▶ **Data lines**
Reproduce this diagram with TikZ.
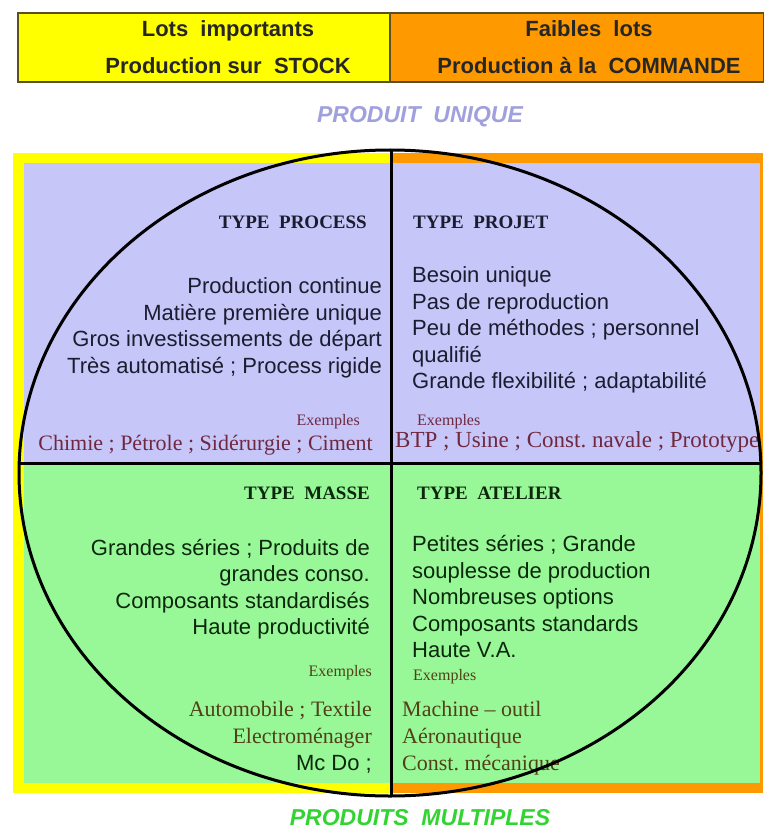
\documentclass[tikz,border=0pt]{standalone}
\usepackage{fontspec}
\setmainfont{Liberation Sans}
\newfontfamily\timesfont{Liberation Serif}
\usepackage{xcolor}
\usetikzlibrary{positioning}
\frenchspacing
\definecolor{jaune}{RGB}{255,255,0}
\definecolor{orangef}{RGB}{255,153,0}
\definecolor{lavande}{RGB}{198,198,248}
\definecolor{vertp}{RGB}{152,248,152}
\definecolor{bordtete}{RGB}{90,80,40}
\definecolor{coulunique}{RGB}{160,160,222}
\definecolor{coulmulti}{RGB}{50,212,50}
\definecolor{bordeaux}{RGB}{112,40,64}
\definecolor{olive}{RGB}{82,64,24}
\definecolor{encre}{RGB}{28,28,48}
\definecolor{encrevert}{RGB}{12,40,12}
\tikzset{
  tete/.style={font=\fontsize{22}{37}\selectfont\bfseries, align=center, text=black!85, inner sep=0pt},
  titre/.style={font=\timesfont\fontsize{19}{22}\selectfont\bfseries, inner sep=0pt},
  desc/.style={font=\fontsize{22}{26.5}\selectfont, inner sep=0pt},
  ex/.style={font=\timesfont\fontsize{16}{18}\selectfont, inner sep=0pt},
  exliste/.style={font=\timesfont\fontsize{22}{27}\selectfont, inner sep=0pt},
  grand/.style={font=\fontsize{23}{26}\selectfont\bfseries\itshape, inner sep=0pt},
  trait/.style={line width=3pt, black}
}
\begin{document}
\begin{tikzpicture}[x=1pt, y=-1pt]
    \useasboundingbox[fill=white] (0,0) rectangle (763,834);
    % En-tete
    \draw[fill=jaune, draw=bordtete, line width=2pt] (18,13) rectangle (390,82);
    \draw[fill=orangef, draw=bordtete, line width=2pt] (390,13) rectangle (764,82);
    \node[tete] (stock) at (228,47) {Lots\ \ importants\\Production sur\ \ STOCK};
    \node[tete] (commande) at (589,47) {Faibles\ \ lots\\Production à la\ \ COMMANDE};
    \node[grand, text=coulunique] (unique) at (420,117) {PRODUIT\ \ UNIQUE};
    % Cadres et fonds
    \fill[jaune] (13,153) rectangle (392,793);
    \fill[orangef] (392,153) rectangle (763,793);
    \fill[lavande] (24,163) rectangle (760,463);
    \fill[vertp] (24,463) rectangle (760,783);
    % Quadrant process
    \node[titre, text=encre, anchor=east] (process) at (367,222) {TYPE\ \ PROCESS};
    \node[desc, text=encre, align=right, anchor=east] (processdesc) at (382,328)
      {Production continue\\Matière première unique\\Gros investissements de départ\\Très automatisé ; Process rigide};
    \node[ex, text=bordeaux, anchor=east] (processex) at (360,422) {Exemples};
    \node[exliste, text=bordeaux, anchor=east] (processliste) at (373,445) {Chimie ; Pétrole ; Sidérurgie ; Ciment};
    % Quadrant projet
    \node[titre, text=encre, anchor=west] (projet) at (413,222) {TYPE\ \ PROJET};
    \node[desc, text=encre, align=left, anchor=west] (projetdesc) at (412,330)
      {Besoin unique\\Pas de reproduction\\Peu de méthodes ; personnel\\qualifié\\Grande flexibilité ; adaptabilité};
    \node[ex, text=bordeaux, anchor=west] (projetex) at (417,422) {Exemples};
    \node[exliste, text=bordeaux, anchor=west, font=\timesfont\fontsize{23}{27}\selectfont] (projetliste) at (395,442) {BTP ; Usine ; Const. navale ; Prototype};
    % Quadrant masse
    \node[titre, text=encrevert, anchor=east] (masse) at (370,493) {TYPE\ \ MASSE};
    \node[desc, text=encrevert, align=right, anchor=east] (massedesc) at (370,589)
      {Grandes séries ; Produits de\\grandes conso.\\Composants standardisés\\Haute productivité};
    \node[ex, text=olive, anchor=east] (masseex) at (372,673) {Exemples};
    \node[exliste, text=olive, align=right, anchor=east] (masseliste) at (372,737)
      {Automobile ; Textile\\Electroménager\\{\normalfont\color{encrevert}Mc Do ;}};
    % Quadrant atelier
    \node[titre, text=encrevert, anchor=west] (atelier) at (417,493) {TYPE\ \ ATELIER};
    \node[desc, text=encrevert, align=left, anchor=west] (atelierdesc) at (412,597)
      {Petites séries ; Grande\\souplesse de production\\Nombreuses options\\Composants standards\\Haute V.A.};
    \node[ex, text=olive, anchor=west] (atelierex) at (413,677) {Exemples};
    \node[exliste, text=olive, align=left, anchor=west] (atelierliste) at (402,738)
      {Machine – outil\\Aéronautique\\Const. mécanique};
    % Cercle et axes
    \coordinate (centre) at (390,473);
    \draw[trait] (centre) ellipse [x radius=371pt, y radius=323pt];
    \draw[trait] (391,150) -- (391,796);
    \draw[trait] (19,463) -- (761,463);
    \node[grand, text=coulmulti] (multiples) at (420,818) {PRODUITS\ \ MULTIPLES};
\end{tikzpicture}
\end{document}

▶ **Stated problem**
The data should be printed again unchanged; leave its pictures out.

▶ **Solved exercise**
Reproduce this diagram with TikZ.
\documentclass[tikz,border=0pt]{standalone}
\usepackage{fontspec}
\setmainfont{Liberation Sans}
\newfontfamily\timesfont{Liberation Serif}
\usepackage{xcolor}
\usetikzlibrary{positioning}
\frenchspacing
\definecolor{jaune}{RGB}{255,255,0}
\definecolor{orangef}{RGB}{255,153,0}
\definecolor{lavande}{RGB}{198,198,248}
\definecolor{vertp}{RGB}{152,248,152}
\definecolor{bordtete}{RGB}{90,80,40}
\definecolor{coulunique}{RGB}{160,160,222}
\definecolor{coulmulti}{RGB}{50,212,50}
\definecolor{bordeaux}{RGB}{112,40,64}
\definecolor{olive}{RGB}{82,64,24}
\definecolor{encre}{RGB}{28,28,48}
\definecolor{encrevert}{RGB}{12,40,12}
\tikzset{
  tete/.style={font=\fontsize{22}{37}\selectfont\bfseries, align=center, text=black!85, inner sep=0pt},
  titre/.style={font=\timesfont\fontsize{19}{22}\selectfont\bfseries, inner sep=0pt},
  desc/.style={font=\fontsize{22}{26.5}\selectfont, inner sep=0pt},
  ex/.style={font=\timesfont\fontsize{16}{18}\selectfont, inner sep=0pt},
  exliste/.style={font=\timesfont\fontsize{22}{27}\selectfont, inner sep=0pt},
  grand/.style={font=\fontsize{23}{26}\selectfont\bfseries\itshape, inner sep=0pt},
  trait/.style={line width=3pt, black}
}
\begin{document}
\begin{tikzpicture}[x=1pt, y=-1pt]
    \useasboundingbox[fill=white] (0,0) rectangle (763,834);
    % En-tete
    \draw[fill=jaune, draw=bordtete, line width=2pt] (18,13) rectangle (390,82);
    \draw[fill=orangef, draw=bordtete, line width=2pt] (390,13) rectangle (764,82);
    \node[tete] (stock) at (228,47) {Lots\ \ importants\\Production sur\ \ STOCK};
    \node[tete] (commande) at (589,47) {Faibles\ \ lots\\Production à la\ \ COMMANDE};
    \node[grand, text=coulunique] (unique) at (420,117) {PRODUIT\ \ UNIQUE};
    % Cadres et fonds
    \fill[jaune] (13,153) rectangle (392,793);
    \fill[orangef] (392,153) rectangle (763,793);
    \fill[lavande] (24,163) rectangle (760,463);
    \fill[vertp] (24,463) rectangle (760,783);
    % Quadrant process
    \node[titre, text=encre, anchor=east] (process) at (367,222) {TYPE\ \ PROCESS};
    \node[desc, text=encre, align=right, anchor=east] (processdesc) at (382,328)
      {Production continue\\Matière première unique\\Gros investissements de départ\\Très automatisé ; Process rigide};
    \node[ex, text=bordeaux, anchor=east] (processex) at (360,422) {Exemples};
    \node[exliste, text=bordeaux, anchor=east] (processliste) at (373,445) {Chimie ; Pétrole ; Sidérurgie ; Ciment};
    % Quadrant projet
    \node[titre, text=encre, anchor=west] (projet) at (413,222) {TYPE\ \ PROJET};
    \node[desc, text=encre, align=left, anchor=west] (projetdesc) at (412,330)
      {Besoin unique\\Pas de reproduction\\Peu de méthodes ; personnel\\qualifié\\Grande flexibilité ; adaptabilité};
    \node[ex, text=bordeaux, anchor=west] (projetex) at (417,422) {Exemples};
    \node[exliste, text=bordeaux, anchor=west, font=\timesfont\fontsize{23}{27}\selectfont] (projetliste) at (395,442) {BTP ; Usine ; Const. navale ; Prototype};
    % Quadrant masse
    \node[titre, text=encrevert, anchor=east] (masse) at (370,493) {TYPE\ \ MASSE};
    \node[desc, text=encrevert, align=right, anchor=east] (massedesc) at (370,589)
      {Grandes séries ; Produits de\\grandes conso.\\Composants standardisés\\Haute productivité};
    \node[ex, text=olive, anchor=east] (masseex) at (372,673) {Exemples};
    \node[exliste, text=olive, align=right, anchor=east] (masseliste) at (372,737)
      {Automobile ; Textile\\Electroménager\\{\normalfont\color{encrevert}Mc Do ;}};
    % Quadrant atelier
    \node[titre, text=encrevert, anchor=west] (atelier) at (417,493) {TYPE\ \ ATELIER};
    \node[desc, text=encrevert, align=left, anchor=west] (atelierdesc) at (412,597)
      {Petites séries ; Grande\\souplesse de production\\Nombreuses options\\Composants standards\\Haute V.A.};
    \node[ex, text=olive, anchor=west] (atelierex) at (413,677) {Exemples};
    \node[exliste, text=olive, align=left, anchor=west] (atelierliste) at (402,738)
      {Machine – outil\\Aéronautique\\Const. mécanique};
    % Cercle et axes
    \coordinate (centre) at (390,473);
    \draw[trait] (centre) ellipse [x radius=371pt, y radius=323pt];
    \draw[trait] (391,150) -- (391,796);
    \draw[trait] (19,463) -- (761,463);
    \node[grand, text=coulmulti] (multiples) at (420,818) {PRODUITS\ \ MULTIPLES};
\end{tikzpicture}
\end{document}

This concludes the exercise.